着物の裏地に、ふと目を奪われたことがあります。
誰にも見えないはずのところに、そっと咲くような柄。
それはまるで、持ち主の心の奥にある静かな美しさが、そこだけに表れているようで。
そんなふうに「表に出ない部分」に手をかける感性に、私は昔からとても惹かれてきました。
日本の美には、そうした“見えないもの”へのまなざしが、静かに息づいている気がするのです。
包む、添える、整える——見えない部分に宿るやさしさ
和菓子の包み紙を丁寧にたたむ手。
お弁当の中身が崩れないように、仕切りをそっと添える心遣い。
お料理の器の裏側まで、布巾でふきあげるような所作。
どれも、目立つわけではないけれど、それがあるだけで空気がやわらかくなるような、そんな美しさがあります。
それは、「誰かに見せるため」ではなくて、「自分が納得できる形にしておきたい」という、静かな意志の表れ。
人の目から隠れていても、自分の目だけは知っている。
だからこそ、そういう“見えないところ”に心を込められる人に、私はいつも深く惹かれます。
誰かのためじゃなく、私のために整える
以前、仕事で慌ただしくしていたときに、朝ごはんを一品だけでも器にきちんと盛りつけてみようと思った日がありました。
誰かに見せるわけでもないのに、思いがけずそのひと皿が心を落ち着かせてくれて。
それ以来、たとえ自分ひとりの食卓でも、器の向きや色のバランスを少しだけ気にかけるようになりました。
“誰も見ていないからこそ、自分のために丁寧でいる”という感覚が、私には心地よかったのだと思います。
そうやって内側に重ねられていく小さな選択が、きっとその人らしさや、生き方としてにじみ出てくるのではないでしょうか。
完璧じゃなくていい。でも、心をかける
見えないところにまで心をかける——と聞くと、なんだか完璧主義のように感じられるかもしれません。
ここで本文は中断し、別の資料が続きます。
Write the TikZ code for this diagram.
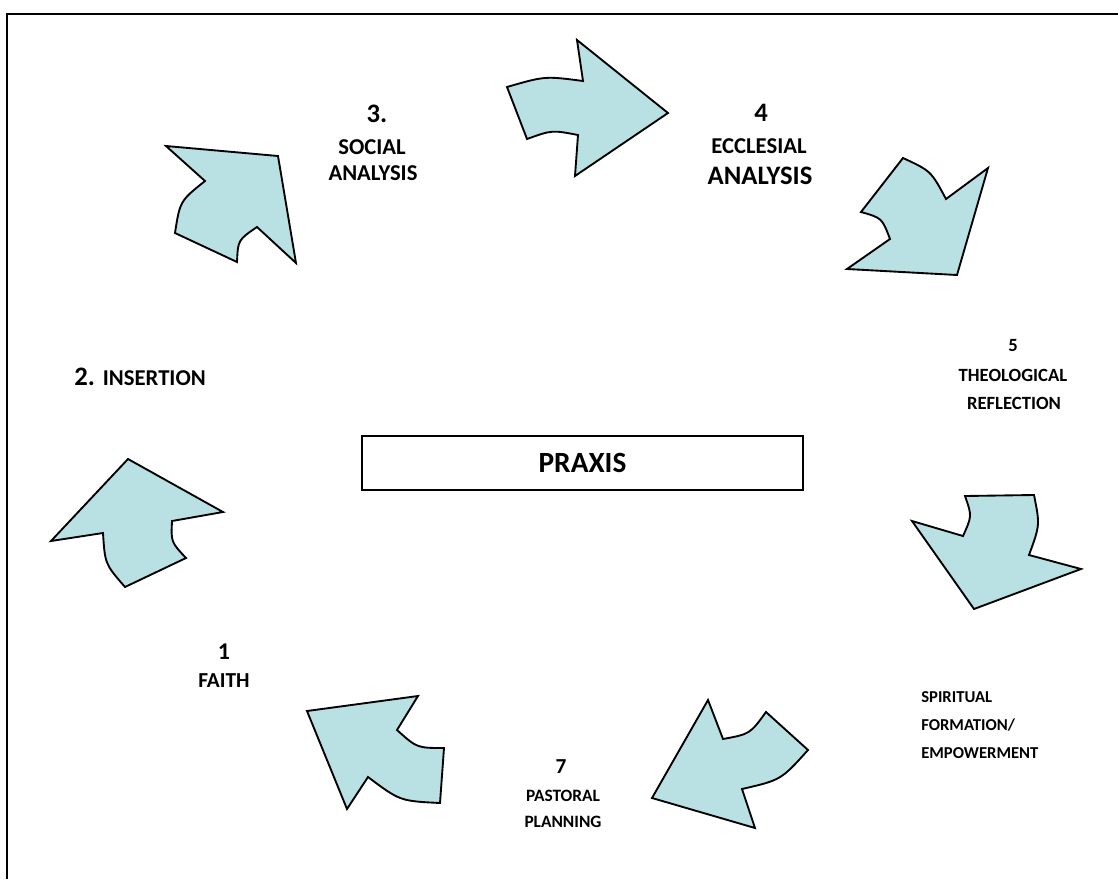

でも私はそうではなくて、“手をかけることで、自分との距離が近づく”感覚を大切にしています。
たとえば、外出前に玄関をそっと整えるとき。
仕事で疲れた夜に、誰も見ない洗面所の棚をきれいに並べ直すとき。
そういう何気ない動作が、どこかで私自身を整えてくれている。
それは“丁寧に見せたい”のではなく、“丁寧にありたい”という気持ち。
暮らしのどこかでバタついていた心が、少しずつ静かになっていくのを感じます。
美しさは、目に見えないところにほど、ひそんでいる
華やかなものを求める気持ちもあるけれど、私はやっぱり「誰かに見せない部分にまで心を配る人」にこそ、本当の美しさがあると思っています。
それは、着物の裏地だったり、食器棚の奥の整えられた並びだったり。
「どうせ見えないから」ではなく、「自分が気づいているから」整えるという在り方。
それはきっと、“美しく生きる”ということの、ひとつのかたち。
誰のためでもなく、自分の目と、心に嘘をつかないという、小さな誠実さ。
それこそが、日本の美意識の根底にあるものではないかと感じています。